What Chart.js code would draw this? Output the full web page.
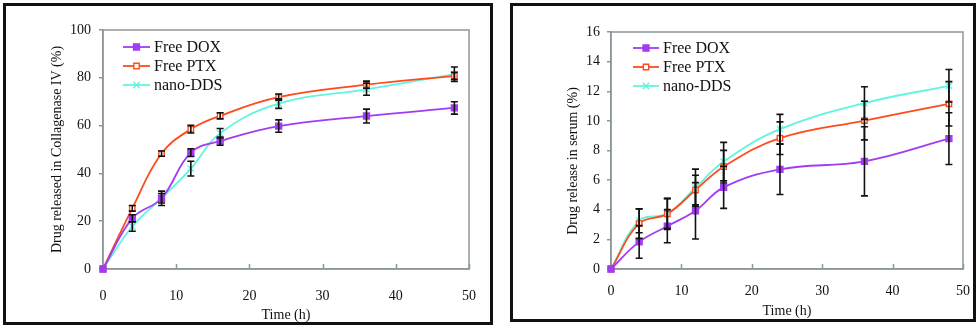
<!DOCTYPE html>
<html>
<head>
<meta charset="utf-8">
<script src="https://cdn.jsdelivr.net/npm/chart.js@4/dist/chart.umd.min.js"></script>
<style>
  html, body { margin: 0; padding: 0; background: #fff; }
  #wrap { position: relative; width: 980px; height: 329px; overflow: hidden; }
  .cv { position: absolute; top: 0; }
  .frame { position: absolute; border: 3px solid #111; box-sizing: border-box; pointer-events: none; }
</style>
</head>
<body>
<div id="wrap">
  <div class="cv" style="left:0;width:500px;height:329px;"><canvas id="c1" width="500" height="329"></canvas></div>
  <div class="cv" style="left:500px;width:480px;height:329px;"><canvas id="c2" width="480" height="329"></canvas></div>
  <div class="frame" style="left:3px;top:3px;width:490px;height:322px;"></div>
  <div class="frame" style="left:510px;top:3px;width:466px;height:319px;"></div>
</div>
<script>
// ---- data ----
const timeH = [0, 4, 8, 12, 16, 24, 36, 48];
const seriesNames = ['Free DOX', 'Free PTX', 'nano-DDS'];

// Left: release in Collagenase IV (%)
const collDOX     = [0, 21.2, 29.6, 48.7, 53.5, 59.8, 64.0, 67.4];
const collDOXErr  = [0, 1.5, 2.0, 1.6, 1.7, 2.6, 2.9, 2.6];
const collPTX     = [0, 25.4, 48.3, 58.5, 64.1, 71.9, 77.1, 80.8];
const collPTXErr  = [0, 1.2, 1.1, 1.6, 1.3, 1.3, 1.5, 1.5];
const collNano    = [0, 17.8, 29.6, 42.0, 56.8, 69.2, 75.2, 81.5];
const collNanoErr = [0, 2.0, 3.0, 3.1, 2.0, 2.0, 2.5, 3.0];
const collYTicks  = [0, 20, 40, 60, 80, 100];

// Right: release in serum (%)
const serumDOX     = [0, 1.83, 2.89, 3.93, 5.51, 6.73, 7.27, 8.80];
const serumDOXErr  = [0, 1.1, 1.12, 1.9, 1.42, 1.7, 2.33, 1.75];
const serumPTX     = [0, 3.07, 3.72, 5.33, 6.91, 8.83, 10.02, 11.15];
const serumPTXErr  = [0, 1.0, 1.05, 1.0, 1.1, 1.1, 1.3, 1.5];
const serumNano    = [0, 3.25, 3.75, 5.49, 7.25, 9.44, 11.2, 12.37];
const serumNanoErr = [0, 0.8, 1.0, 1.25, 1.3, 1.0, 1.1, 1.1];
const serumYTicks  = [0, 2, 4, 6, 8, 10, 12, 14, 16];

const xTicks = [0, 10, 20, 30, 40, 50];

// ---- styles ----
const FONT = "'Liberation Serif', 'Times New Roman', serif";
const AXIS = '#8d969a';
const styles = [
  { color: '#a23cf2', pointStyle: 'rect', fill: '#a23cf2', radius: 4.2 },
  { color: '#ff4a1c', pointStyle: 'rect', fill: '#ffffff', radius: 3.8 },
  { color: '#62f4de', pointStyle: 'crossRot', fill: '#62f4de', radius: 4.5 }
];

function pts(vals) { return timeH.map((t, i) => ({ x: t, y: vals[i] })); }

function makeDatasets(seriesList, errList) {
  return seriesList.map((vals, i) => ({
    label: seriesNames[i],
    data: pts(vals),
    errors: errList[i],
    borderColor: styles[i].color,
    backgroundColor: styles[i].fill,
    pointBorderColor: styles[i].color,
    pointBackgroundColor: styles[i].fill,
    pointStyle: styles[i].pointStyle,
    pointRadius: styles[i].radius,
    pointBorderWidth: 1.4,
    borderWidth: 1.8,
    tension: 0.4,
    clip: false
  }));
}

const errorBarPlugin = {
  id: 'errorBars',
  afterDatasetsDraw(chart) {
    const ctx = chart.ctx;
    const xs = chart.scales.x, ys = chart.scales.y;
    ctx.save();
    ctx.strokeStyle = '#111';
    ctx.lineWidth = 1.6;
    chart.data.datasets.forEach((ds) => {
      ds.data.forEach((p, i) => {
        const e = ds.errors[i];
        if (!e) return;
        const x = xs.getPixelForValue(p.x);
        const y1 = ys.getPixelForValue(p.y + e);
        const y2 = ys.getPixelForValue(p.y - e);
        ctx.beginPath();
        ctx.moveTo(x, y1); ctx.lineTo(x, y2);
        ctx.moveTo(x - 3.5, y1); ctx.lineTo(x + 3.5, y1);
        ctx.moveTo(x - 3.5, y2); ctx.lineTo(x + 3.5, y2);
        ctx.stroke();
      });
    });
    ctx.restore();
  }
};

const framePlugin = {
  id: 'plotFrame',
  beforeDatasetsDraw(chart) {
    const { ctx, chartArea: a } = chart;
    const xs = chart.scales.x;
    ctx.save();
    ctx.strokeStyle = AXIS;
    ctx.lineWidth = 1.5;
    ctx.strokeRect(a.left, a.top, a.right - a.left, a.bottom - a.top);
    ctx.beginPath();
    xTicks.forEach(t => {
      const x = Math.round(xs.getPixelForValue(t)) + 0.5;
      ctx.moveTo(x, a.bottom); ctx.lineTo(x, a.bottom - 5);
    });
    ctx.stroke();
    ctx.restore();
  }
};

const legendPlugin = {
  id: 'sideLegend',
  afterDraw(chart, args, opts) {
    const { ctx, chartArea: a } = chart;
    ctx.save();
    ctx.font = '16px ' + FONT;
    ctx.textBaseline = 'middle';
    ctx.textAlign = 'left';
    chart.data.datasets.forEach((ds, i) => {
      const y = a.top + opts.dy + i * opts.rowH;
      const x1 = a.left + opts.dx, x2 = x1 + opts.lineW;
      ctx.strokeStyle = ds.borderColor;
      ctx.lineWidth = 1.8;
      ctx.beginPath(); ctx.moveTo(x1, y); ctx.lineTo(x2, y); ctx.stroke();
      ctx.fillStyle = ds.pointBackgroundColor;
      ctx.strokeStyle = ds.pointBorderColor;
      ctx.lineWidth = 1.4;
      Chart.helpers.drawPoint(ctx, { pointStyle: ds.pointStyle, radius: ds.pointRadius, rotation: 0, borderWidth: 1.4 }, (x1 + x2) / 2, y);
      ctx.fillStyle = '#111';
      ctx.fillText(ds.label, x2 + 4, y + 1);
    });
    ctx.restore();
  }
};

function makeChart(id, cfg) {
  return new Chart(document.getElementById(id), {
    type: 'line',
    data: { datasets: makeDatasets(cfg.series, cfg.errs) },
    plugins: [framePlugin, errorBarPlugin, legendPlugin],
    options: {
      responsive: false,
      animation: false,
      layout: { padding: { top: cfg.top, right: cfg.right, bottom: 0, left: 0 } },
      plugins: {
        legend: { display: false },
        tooltip: { enabled: false },
        sideLegend: cfg.legend
      },
      scales: {
        x: {
          type: 'linear', min: 0, max: 50,
          afterFit(s) { s.height = 60; },
          afterBuildTicks(s) { s.ticks = xTicks.map(v => ({ value: v })); },
          grid: { display: false },
          border: { display: true, color: AXIS, width: 1.5 },
          ticks: { padding: cfg.xPad, color: '#111', font: { family: FONT, size: 14 } },
          title: { display: true, text: 'Time (h)', color: '#111', font: { family: FONT, size: 14 }, padding: { top: 0, bottom: cfg.xTitlePad } }
        },
        y: {
          type: 'linear', min: cfg.yTicks[0], max: cfg.yTicks[cfg.yTicks.length - 1],
          afterFit(s) { s.width = cfg.yWidth; },
          afterBuildTicks(s) { s.ticks = cfg.yTicks.map(v => ({ value: v })); },
          grid: { drawOnChartArea: false, drawTicks: true, tickLength: 4, color: AXIS, lineWidth: 1.5 },
          border: { display: true, color: AXIS, width: 1.5 },
          ticks: { padding: cfg.yPad, color: '#111', font: { family: FONT, size: 14 } },
          title: { display: true, text: cfg.yTitle, color: '#111', font: { family: FONT, size: 14 }, padding: { top: cfg.yTitlePad, bottom: 0 } }
        }
      }
    }
  });
}

makeChart('c1', {
  series: [collDOX, collPTX, collNano],
  errs: [collDOXErr, collPTXErr, collNanoErr],
  yTicks: collYTicks,
  yTitle: 'Drug released in Collagenase IV (%)',
  top: 30, right: 31, yWidth: 103, yPad: 8, xPad: 11, xTitlePad: 5.6, yTitlePad: 48.6,
  legend: { dx: 20, dy: 17, rowH: 19, lineW: 27 }
});

makeChart('c2', {
  series: [serumDOX, serumPTX, serumNano],
  errs: [serumDOXErr, serumPTXErr, serumNanoErr],
  yTicks: serumYTicks,
  yTitle: 'Drug release in serum (%)      ',
  top: 32, right: 17, yWidth: 111, yPad: 7, xPad: 6, xTitlePad: 9.6, yTitlePad: 64.6,
  legend: { dx: 22, dy: 16, rowH: 19, lineW: 26 }
});
</script>
</body>
</html>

- - -

- THE EXERCISE: Repeat the lines of the listing above verbatim, beginning at its first line and ending at the line containing "60, 80, 100];", which is included. Omit pictures.

- ANSWER TO THIS PROBLEM:
What Chart.js code would draw this? Output the full web page.
<!DOCTYPE html>
<html>
<head>
<meta charset="utf-8">
<script src="https://cdn.jsdelivr.net/npm/chart.js@4/dist/chart.umd.min.js"></script>
<style>
  html, body { margin: 0; padding: 0; background: #fff; }
  #wrap { position: relative; width: 980px; height: 329px; overflow: hidden; }
  .cv { position: absolute; top: 0; }
  .frame { position: absolute; border: 3px solid #111; box-sizing: border-box; pointer-events: none; }
</style>
</head>
<body>
<div id="wrap">
  <div class="cv" style="left:0;width:500px;height:329px;"><canvas id="c1" width="500" height="329"></canvas></div>
  <div class="cv" style="left:500px;width:480px;height:329px;"><canvas id="c2" width="480" height="329"></canvas></div>
  <div class="frame" style="left:3px;top:3px;width:490px;height:322px;"></div>
  <div class="frame" style="left:510px;top:3px;width:466px;height:319px;"></div>
</div>
<script>
// ---- data ----
const timeH = [0, 4, 8, 12, 16, 24, 36, 48];
const seriesNames = ['Free DOX', 'Free PTX', 'nano-DDS'];

// Left: release in Collagenase IV (%)
const collDOX     = [0, 21.2, 29.6, 48.7, 53.5, 59.8, 64.0, 67.4];
const collDOXErr  = [0, 1.5, 2.0, 1.6, 1.7, 2.6, 2.9, 2.6];
const collPTX     = [0, 25.4, 48.3, 58.5, 64.1, 71.9, 77.1, 80.8];
const collPTXErr  = [0, 1.2, 1.1, 1.6, 1.3, 1.3, 1.5, 1.5];
const collNano    = [0, 17.8, 29.6, 42.0, 56.8, 69.2, 75.2, 81.5];
const collNanoErr = [0, 2.0, 3.0, 3.1, 2.0, 2.0, 2.5, 3.0];
const collYTicks  = [0, 20, 40, 60, 80, 100];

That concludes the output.